A sister of the Babylon man sentenced Monday to 21 years to life for fatally stabbing his 79-year-old mother told the court she will never feel safe again because of him.
"Joseph took away my feelings of safety and security," said Peggy Parrish, 56, the older sister of Joseph Kearns. "He took away my mom."
Kearns, 33, stabbed Mina Kearns more than 20 times in the torso in the Sept. 12 attack. He also stabbed his other sister, Kathleen Kearns, 59, at the home where the three lived, authorities said.
Kearns, who had been held without bail, pleaded guilty May 21 to second-degree murder and attempted murder.
State Supreme Court Justice Richard Ambro on Monday in Riverhead sentenced Kearns to 21 years to life on the murder charge and 5 to 15 years -- to run concurrently -- on the attempted murder charge.
Kearns will be eligible for parole after 21 years. Prosecutors had requested he receive the maximum sentence of 25 years to life.
Before sentencing, prosecutor Nancy Clifford read a statement on behalf of Kathleen Kearns, who Clifford said could not attend court Monday because she has multiple sclerosis and she was further disabled by the attack.
In her letter, Kathleen Kearns requested the judge give the maximum sentence.
Joseph, who neighbors have said was adopted more than 30 years ago by Mina and her husband, also named Joseph, lived in the house at the time "but mostly stayed in his room," Kearns said.
Kathleen, the eldest of 15, said in the letter that at the time most of the siblings did not visit the home because of Joseph's frightening behavior.
Kearns' Lake Grove attorney Thomas Foy has said his client had a "psychiatric history" since his youth, was on daily medication, and was seeing a psychiatrist.
The night before the attack, Kathleen Kearns wrote that she and her mother were watching TV when Joseph "sat in the room and just stared at us" in a threatening manner.
Kathleen Kearns wrote that after she went outside to make a phone call, she heard a commotion and Joseph Kearns yelling: "What are you going to do? Call the police?"
Police were summoned to the house, and Joseph Kearns left before they arrived. "She [Mina] told me Joseph would calm down," Kathleen Kearns wrote.

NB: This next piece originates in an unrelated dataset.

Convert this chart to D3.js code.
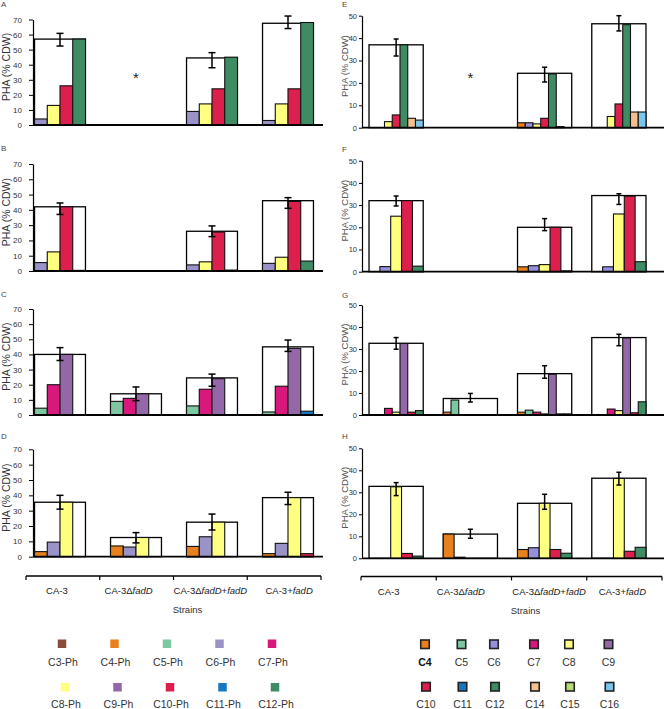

The next morning, Kathleen Kearns said, she woke up to Joseph Kearns stabbing her in the eye and head. She said he stopped and left the room after she lay still. She managed to leave her room when she said Joseph Kearns spotted her. "You're not dead yet?" she said Joseph Kearns asked her before taking her cane and "bashing" her in the head with it. She said she lay still again so he would think she was dead.
"I knew Mom was already dead," she wrote, adding that it was most likely her mother's spirit that gave her strength to get back up when it seemed safe to call for help.
After she read the note, Clifford told the court: "Joseph chooses to blame his mother for loving and caring for him and somehow this love pushed him to a murderous rage. His family and society must be protected from him."
Joseph Kearns spoke afterward, saying he lost control of himself because he thought his family wanted to put him in a facility for the mentally ill.
"I thought my mom and sister were my enemies and I snapped."
Ambro said to him, "You've devastated this family." To which Joseph Kearns replied, "They're terrorized."
"All your mom tried to do was help you," Ambro said.